Cette approche se traduit par la structuration de trois grands pôles thématiques, chacun fédérant des recherches autour d’axes transversaux, pour encourager le croisement des disciplines et des regards :

  • Europe et Renaissance, qui s’intéresse à l’émergence des langues et des cultures, à la structuration des États et des sociétés, ainsi qu’aux conflits religieux européens du XVIe siècle.
  • Europe des Lumières, qui interroge les notions de liberté, d’esclavage, les rapports entre commerce, civilisation et empire, et les critiques contemporaines, féministes ou postcoloniales, portées à cette période.
  • Europe contemporaine, qui s’appuie sur les travaux menés au sein de l’UMR SIRICE, autour de la théorie des relations internationales, des idéologies européennes (libéralisme, nationalisme, socialisme), et du processus de construction européenne.

L’initiative adopte ainsi une approche résolument diachronique et culturelle, envisageant l’Europe non seulement sous l’angle de l’intégration européenne depuis la Seconde Guerre mondiale, mais dans une approche généalogique, sur le temps long. L’initiative bénéficie du rattachement de l’Encyclopédie EHNE, issue de l’ancienne Initiative « Europe et interculturalités » portée par Olivier Dard.

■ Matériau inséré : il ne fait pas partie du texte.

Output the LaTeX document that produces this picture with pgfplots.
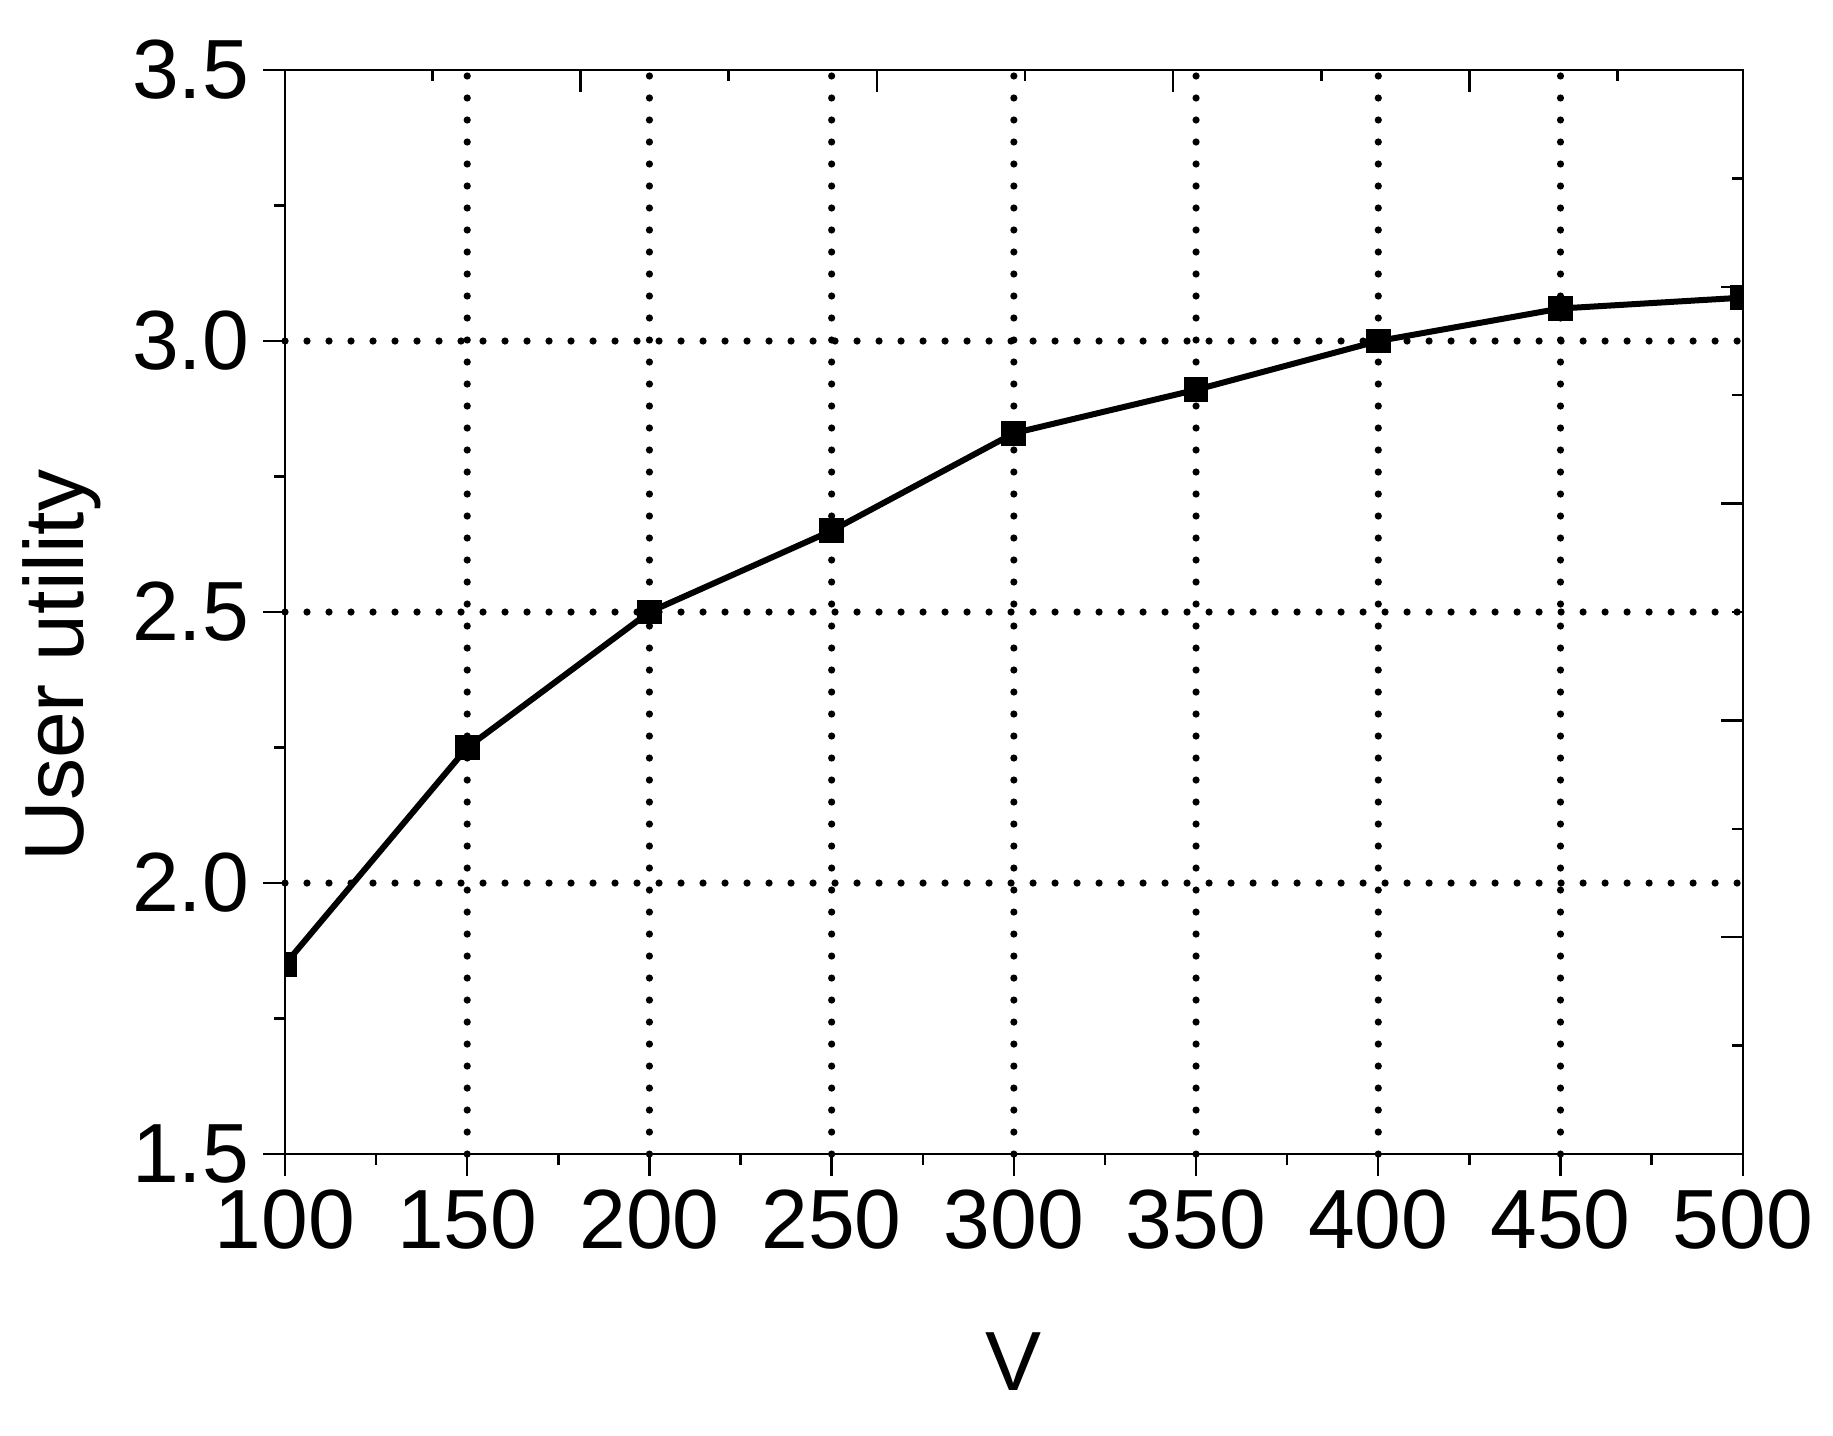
\documentclass[border=0pt]{standalone}
\usepackage{fontspec}
\setmainfont{Liberation Sans}
\usepackage{pgfplots}
\pgfplotsset{compat=1.18}
\newcommand{\bigfont}{\fontsize{21}{25}\selectfont}

\begin{document}
\begin{tikzpicture}
\begin{axis}[
    name=ax,
    scale only axis,
    width=364.4pt, height=271pt,
    xmin=100, xmax=500, ymin=1.5, ymax=3.5,
    xtick={100,150,...,500},
    ytick={1.5,2.0,...,3.5},
    minor x tick num=1, minor y tick num=1,
    xtick pos=left, ytick pos=left,
    tick align=outside,
    major tick length=5.5pt, minor tick length=2.75pt,
    axis line style={line width=0.6pt},
    tick style={black, line width=0.6pt},
    % dotted grid only inside the box
    extra x ticks={150,200,...,450},
    extra y ticks={2.0,2.5,3.0},
    extra x tick labels={}, extra y tick labels={},
    extra tick style={grid=major, major tick length=0pt},
    major grid style={black, line width=1.8pt, line cap=round, dash pattern=on 0pt off 5.5pt},
    clip marker paths=true,
    tick label style={font=\bigfont},
    /pgf/number format/assume math mode=true,
    y tick label style={/pgf/number format/fixed, /pgf/number format/fixed zerofill, /pgf/number format/precision=1},
    x tick label style={/pgf/number format/1000 sep={}},
    xlabel={V}, ylabel={User utility},
    every axis x label/.style={at={(axis description cs:0.5,-0.2177)}, anchor=base, font=\bigfont},
    every axis y label/.style={at={(axis description cs:-0.13857,0.4506)}, rotate=90, anchor=base, font=\bigfont},
]
\addplot[black, line width=1.5pt, mark=square*, mark size=2.85pt, mark options={solid, line width=0.5pt}]
    coordinates {(100,1.85) (150,2.25) (200,2.50) (250,2.65) (300,2.83) (350,2.91) (400,3.00) (450,3.06) (500,3.08)};
\end{axis}
% top and right axes carry their own inward ticks
\begin{axis}[
    scale only axis,
    width=364.4pt, height=271pt,
    at={(ax.south west)}, anchor=south west,
    xmin=100, xmax=500, ymin=1.5, ymax=3.5,
    axis x line*=top, axis y line*=right,
    axis line style={draw=none},
    xtick={181.1,262.4,343.7,425.0}, minor xtick={140.5,221.7,303.0,384.4,465.6},
    ytick={1.9,2.3,2.7,3.1}, minor ytick={1.7,2.1,2.5,2.9,3.3},
    xticklabels={}, yticklabels={},
    tick align=inside,
    major tick length=5.5pt, minor tick length=2.75pt,
    tick style={black, line width=0.6pt},
]
\end{axis}
\pgfresetboundingbox
\path ([xshift=-71.25pt,yshift=-70.25pt]ax.south west) rectangle ([xshift=22.575pt,yshift=17.5pt]ax.north east);
\end{tikzpicture}
\end{document}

Quels sont les objectifs de l’initiative ?
C.S. : L’initiative Europe repose sur trois objectifs majeurs :

  • Fédérer une communauté d’enseignants-chercheurs au sein de la Faculté des Lettres autour de la thématique européenne.
  • Européaniser et internationaliser la recherche, en s’appuyant notamment sur nos partenariats avec l’alliance 4EU+ et l’Université de Chicago, notre partenaire institutionnel privilégié.
  • Préparer l’avenir, en accompagnant les chercheurs dans la constitution d’équipes prêtes à déposer des projets ambitieux, notamment des candidatures à l’ERC, grâce à des ateliers spécifiques organisés à l’horizon des cinq ans.

Quels axes et enjeux de recherche avez-vous définis ?
C.S. : Quatre grands axes structurent l’initiative :

  • Identités culturelles et politiques européennes, dirigé par Laurent Warlouzet et Céline Spector. Cet axe transversal couvre l’ensemble des périodes historiques et interroge de manière critique les évolutions de la culture et de la démocratie européenne. Un séminaire spécifique sur l’érosion démocratique et la montée des autoritarismes en Europe y est d’ailleurs lancé.
     
  • Europe et Renaissance, dirigé par Julien Goeury, autour de trois sous-thèmes :
    • Langues et cultures, avec une réflexion sur l’héritage antique dans la culture humaniste.
    • États et sociétés, à travers l’exaltation des souverainetés naissantes.
    • Conflits religieux et dynastiques dans la formation des identités nationales.
       
  • Europe des Lumières, dirigé par Christophe Martin, qui s’articule autour de plusieurs thématiques :
    • Le triptyque commerce, civilisation, empire.
    • La question des libertés, notamment la concomitance entre l’invention de la liberté et l’expansion de l’esclavage.
    • La culture de la curiosité et la domination de la nature, avec une analyse de l’essor des sciences et des arts à l’époque des Lumières.
       
  • Europe contemporaine, dirigé par Olivier Dard, auquel est rattachée l’Encyclopédie en ligne EHNE, abordant :
    • Les relations internationales et la construction européenne.
    • La civilisation matérielle et la mondialisation.
    • Les pratiques et cultures politiques, depuis les expériences totalitaires jusqu’aux démocraties libérales.

Quels sont les enjeux en termes de formation ?
C.S. : À court terme, aucune transformation majeure des formations n’est prévue. Cependant, la recherche irrigue naturellement les enseignements, notamment dans les parcours de Master, et alimente les projets de coopération avec nos partenaires dans le cadre de l'alliance 4EU+. À plus long terme, l’ambition est d’envisager le développement de formations européennes en s’appuyant sur ces dynamiques de recherche.

Quel impact les recherches menées au sein de l’initiative peuvent-elles avoir sur la société ?
C.S. : Nous traversons actuellement une période de reconfiguration politique, où la vulnérabilité des démocraties, y compris en Europe, n’a jamais été aussi manifeste.
Dans ce contexte, l’initiative Europe peut contribuer à nourrir le débat public en proposant une réflexion profonde sur la généalogie de l’identité culturelle et politique européenne. Les travaux menés, notamment autour de la construction européenne, des relations internationales et des enjeux géopolitiques contemporains, peuvent éclairer la manière dont nous concevons aujourd’hui l’Europe et ses défis futurs.
Parmi ces enjeux, celui de l’Europe de la défense occupe une place centrale. Grâce aux chercheurs de l’UMR SIRICE et aux spécialistes des questions diplomatiques et internationales depuis la Renaissance et les Lumières, nous espérons apporter des analyses solides et des perspectives inédites à ces débats, au service de la réflexion collective.